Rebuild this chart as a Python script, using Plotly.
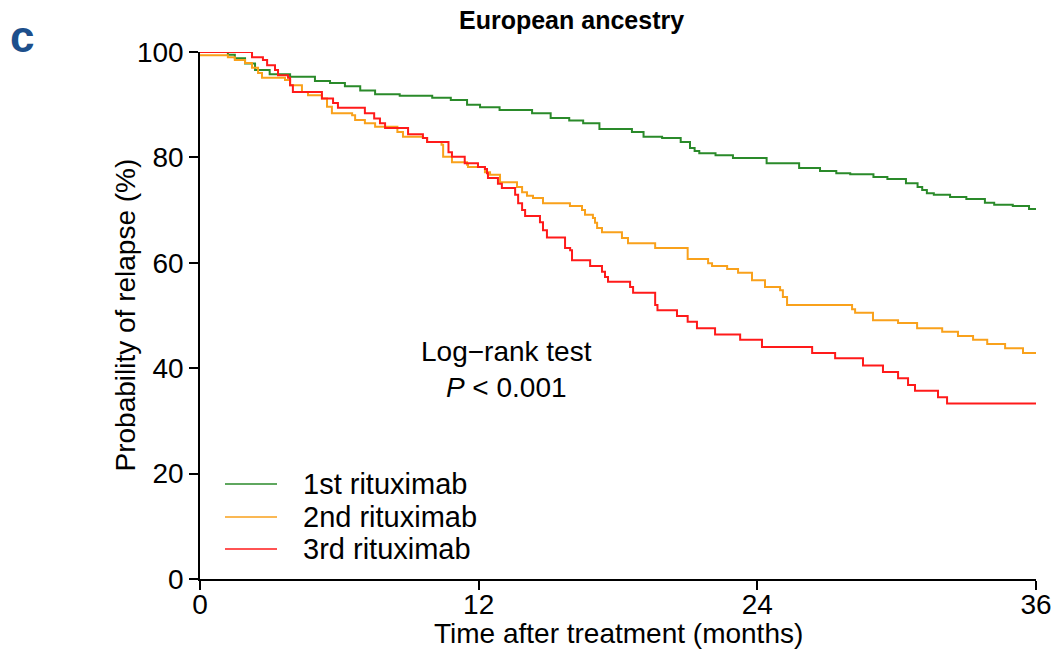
import plotly.graph_objects as go

# ---- data (months, % relapse-free) ----
t1 = [0, 1.2, 1.5, 1.94, 2.37, 3.0, 3.88, 4.95, 5.6, 6.24, 6.9, 7.54, 8.6, 10.0, 10.8, 11.5,
      12.06, 12.9, 14.3, 15.1, 15.9, 16.5, 17.2, 18.6, 19.1, 19.9, 20.7, 21.1, 21.3, 21.5,
      22.2, 22.95, 24.4, 25.8, 26.7, 27.4, 28.0, 29.0, 29.6, 30.4, 30.9, 31.1, 31.3, 31.6,
      32.3, 33.0, 33.8, 34.2, 35.0, 35.7, 36]
s1 = [100, 99.5, 98.8, 97.8, 96.6, 95.8, 95.3, 94.5, 94.1, 93.5, 92.7, 92.0, 91.7, 91.3, 90.9, 90.0,
      89.5, 89.0, 88.4, 87.5, 87.0, 86.5, 85.4, 84.8, 83.9, 83.7, 82.9, 81.8, 81.2, 80.8,
      80.4, 79.9, 78.9, 78.0, 77.4, 77.0, 76.8, 76.3, 75.9, 75.1, 74.4, 73.8, 73.2, 72.9,
      72.5, 72.1, 71.4, 71.0, 70.8, 70.2, 70.2]

t2 = [0, 1.2, 1.5, 1.94, 2.24, 2.5, 2.67, 3.66, 3.88, 4.39, 4.65, 5.25, 5.47, 5.68, 6.55, 6.68,
      7.1, 7.54, 8.5, 8.74, 9.6, 9.78, 10.4, 10.47, 10.85, 11.5, 11.54, 12.27, 12.49, 12.92,
      13.65, 13.87, 14.08, 14.34, 14.77, 15.93, 16.45, 16.58, 16.92, 17.01, 17.1, 17.31, 18.17,
      18.43, 19.6, 21.0, 21.88, 22.05, 22.7, 23.17, 23.77, 24.33, 24.98, 25.1, 25.28, 28.08,
      28.21, 28.98, 30.06, 30.88, 31.96, 32.64, 33.29, 33.9, 34.67, 35.44, 36]
s2 = [99.4, 99.0, 98.5, 97.9, 97.0, 96.0, 95.1, 94.7, 93.7, 92.4, 91.8, 91.2, 89.6, 88.4, 88.0, 87.1,
      86.5, 85.8, 84.8, 83.9, 83.7, 82.9, 82.4, 80.1, 79.1, 78.6, 78.2, 77.2, 76.7, 75.3,
      74.4, 73.4, 72.7, 72.3, 71.3, 70.8, 70.0, 69.1, 68.5, 67.6, 66.6, 65.8, 64.7,
      63.7, 62.8, 60.7, 59.9, 59.4, 58.8, 58.1, 56.7, 55.4, 54.8, 53.5, 52.0, 51.2,
      50.5, 49.1, 48.6, 47.6, 46.9, 46.1, 45.4, 44.6, 43.8, 42.9, 42.9]

t3 = [0, 2.24, 2.71, 2.89, 3.23, 3.36, 3.79, 3.88, 4.0, 5.25, 5.73, 5.94, 7.1, 7.5, 7.75, 7.97,
      8.96, 9.6, 9.78, 10.7, 10.85, 11.4, 11.97, 12.27, 12.36, 12.4, 12.83, 13.0, 13.57, 13.7,
      13.87, 14.0, 14.64, 14.77, 14.94, 15.72, 15.94, 16.02, 16.8, 17.31, 17.44, 17.57, 18.52,
      18.65, 19.6, 19.7, 20.54, 21.0, 21.4, 22.18, 23.26, 24.2, 26.36, 27.35, 28.55, 29.41,
      30.06, 30.49, 30.79, 31.78, 32.17, 36]
s3 = [100, 99.0, 98.5, 97.5, 96.6, 95.6, 95.1, 93.7, 92.4, 91.2, 90.3, 89.4, 88.4, 87.4, 86.5, 85.6,
      84.4, 83.7, 82.9, 81.0, 80.1, 78.9, 78.2, 77.8, 77.0, 76.1, 75.0, 74.2, 72.9, 71.3,
      70.0, 68.9, 67.7, 66.2, 64.8, 62.8, 62.4, 60.5, 59.4, 58.3, 57.3, 56.4, 55.4,
      54.3, 52.0, 51.0, 49.9, 48.8, 47.6, 46.4, 45.4, 44.0, 42.9, 41.9, 40.5, 39.3,
      38.1, 36.8, 35.7, 34.5, 33.3, 33.3]

names = ["1st rituximab", "2nd rituximab", "3rd rituximab"]
colors = ["#2a8a2a", "#f9a11b", "#ff1a1a"]
x_ticks = [0, 12, 24, 36]
y_ticks = [0, 20, 40, 60, 80, 100]

FONT = "Liberation Sans, Arial, Helvetica, sans-serif"
W, H = 1057, 650
L, R, T, B = 200, 21, 52, 71
PW, PH = W - L - R, H - T - B


def px_x(p):
    return (p - L) / PW


def px_y(p):
    return (H - B - p) / PH


fig = go.Figure()
for t, s, n, c in zip([t1, t2, t3], [s1, s2, s3], names, colors):
    fig.add_trace(go.Scatter(x=t, y=s, mode="lines", name=n, line=dict(color=c, width=2, shape="hv"),
                             showlegend=False))

fig.update_layout(
    width=W, height=H,
    margin=dict(l=L, r=R, t=T, b=B, autoexpand=False),
    paper_bgcolor="white", plot_bgcolor="white",
    font=dict(family=FONT, size=28, color="black"),
    showlegend=False,
    xaxis=dict(range=[0, 36], tickvals=x_ticks, showgrid=False, zeroline=False, automargin=False,
               showline=True, linecolor="black", linewidth=1.5, ticks="outside", ticklen=9,
               tickwidth=1.5, tickcolor="black", tickfont=dict(size=28), ticklabelstandoff=-9),
    yaxis=dict(range=[0, 100], tickvals=y_ticks, showgrid=False, zeroline=False, automargin=False,
               showline=True, linecolor="black", linewidth=1.5, ticks="outside", ticklen=9,
               tickwidth=1.5, tickcolor="black", tickfont=dict(size=28)),
)

# axis titles
fig.add_annotation(text="Time after treatment (months)", xref="paper", yref="paper",
                   x=0.5, y=px_y(633), xanchor="center", yanchor="middle",
                   showarrow=False, font=dict(size=28))
fig.add_annotation(text="Probability of relapse (%)", xref="paper", yref="paper",
                   x=px_x(125), y=0.5, xanchor="center", yanchor="middle", textangle=-90,
                   showarrow=False, font=dict(size=28))

# legend drawn as line samples + labels
leg_rows = [484, 517, 549]
for n, c, yy in zip(names, colors, leg_rows):
    fig.add_shape(type="line", xref="paper", yref="paper", x0=px_x(225), x1=px_x(277),
                  y0=px_y(yy), y1=px_y(yy), line=dict(color=c, width=1.5))
    fig.add_annotation(text=n, xref="paper", yref="paper", x=px_x(301), y=px_y(yy),
                       xanchor="left", yanchor="middle", showarrow=False, font=dict(size=29))

fig.add_annotation(text="<b>European ancestry</b>", xref="paper", yref="paper",
                   x=px_x(571), y=px_y(20), xanchor="center", yanchor="middle",
                   showarrow=False, font=dict(size=25))
fig.add_annotation(text="<b>c</b>", xref="paper", yref="paper",
                   x=px_x(8), y=px_y(37), xanchor="left", yanchor="middle",
                   showarrow=False, font=dict(size=44, color="#1d4f8b"))
fig.add_annotation(text="Log\u2212rank test<br><i>P</i> &lt; 0.001", xref="paper", yref="paper",
                   x=px_x(506), y=px_y(369), xanchor="center", yanchor="middle",
                   showarrow=False, font=dict(size=28), align="center")

fig.write_html("out.html")
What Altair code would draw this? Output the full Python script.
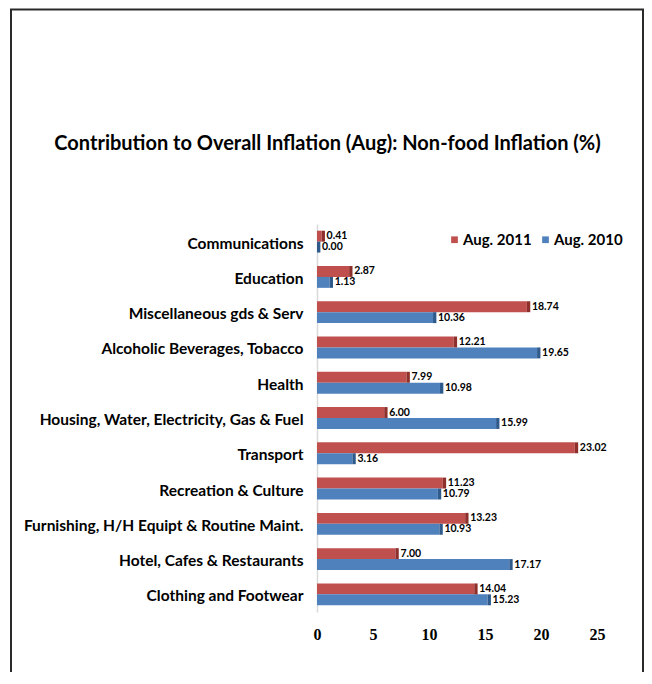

(Exercise task): Reproduce the material above exactly, first line through the line that contains "43.8, 42.9, 42.9]", minus the pictures.

(Answer in full):
Rebuild this chart as a Python script, using Plotly.
import plotly.graph_objects as go

# ---- data (months, % relapse-free) ----
t1 = [0, 1.2, 1.5, 1.94, 2.37, 3.0, 3.88, 4.95, 5.6, 6.24, 6.9, 7.54, 8.6, 10.0, 10.8, 11.5,
      12.06, 12.9, 14.3, 15.1, 15.9, 16.5, 17.2, 18.6, 19.1, 19.9, 20.7, 21.1, 21.3, 21.5,
      22.2, 22.95, 24.4, 25.8, 26.7, 27.4, 28.0, 29.0, 29.6, 30.4, 30.9, 31.1, 31.3, 31.6,
      32.3, 33.0, 33.8, 34.2, 35.0, 35.7, 36]
s1 = [100, 99.5, 98.8, 97.8, 96.6, 95.8, 95.3, 94.5, 94.1, 93.5, 92.7, 92.0, 91.7, 91.3, 90.9, 90.0,
      89.5, 89.0, 88.4, 87.5, 87.0, 86.5, 85.4, 84.8, 83.9, 83.7, 82.9, 81.8, 81.2, 80.8,
      80.4, 79.9, 78.9, 78.0, 77.4, 77.0, 76.8, 76.3, 75.9, 75.1, 74.4, 73.8, 73.2, 72.9,
      72.5, 72.1, 71.4, 71.0, 70.8, 70.2, 70.2]

t2 = [0, 1.2, 1.5, 1.94, 2.24, 2.5, 2.67, 3.66, 3.88, 4.39, 4.65, 5.25, 5.47, 5.68, 6.55, 6.68,
      7.1, 7.54, 8.5, 8.74, 9.6, 9.78, 10.4, 10.47, 10.85, 11.5, 11.54, 12.27, 12.49, 12.92,
      13.65, 13.87, 14.08, 14.34, 14.77, 15.93, 16.45, 16.58, 16.92, 17.01, 17.1, 17.31, 18.17,
      18.43, 19.6, 21.0, 21.88, 22.05, 22.7, 23.17, 23.77, 24.33, 24.98, 25.1, 25.28, 28.08,
      28.21, 28.98, 30.06, 30.88, 31.96, 32.64, 33.29, 33.9, 34.67, 35.44, 36]
s2 = [99.4, 99.0, 98.5, 97.9, 97.0, 96.0, 95.1, 94.7, 93.7, 92.4, 91.8, 91.2, 89.6, 88.4, 88.0, 87.1,
      86.5, 85.8, 84.8, 83.9, 83.7, 82.9, 82.4, 80.1, 79.1, 78.6, 78.2, 77.2, 76.7, 75.3,
      74.4, 73.4, 72.7, 72.3, 71.3, 70.8, 70.0, 69.1, 68.5, 67.6, 66.6, 65.8, 64.7,
      63.7, 62.8, 60.7, 59.9, 59.4, 58.8, 58.1, 56.7, 55.4, 54.8, 53.5, 52.0, 51.2,
      50.5, 49.1, 48.6, 47.6, 46.9, 46.1, 45.4, 44.6, 43.8, 42.9, 42.9]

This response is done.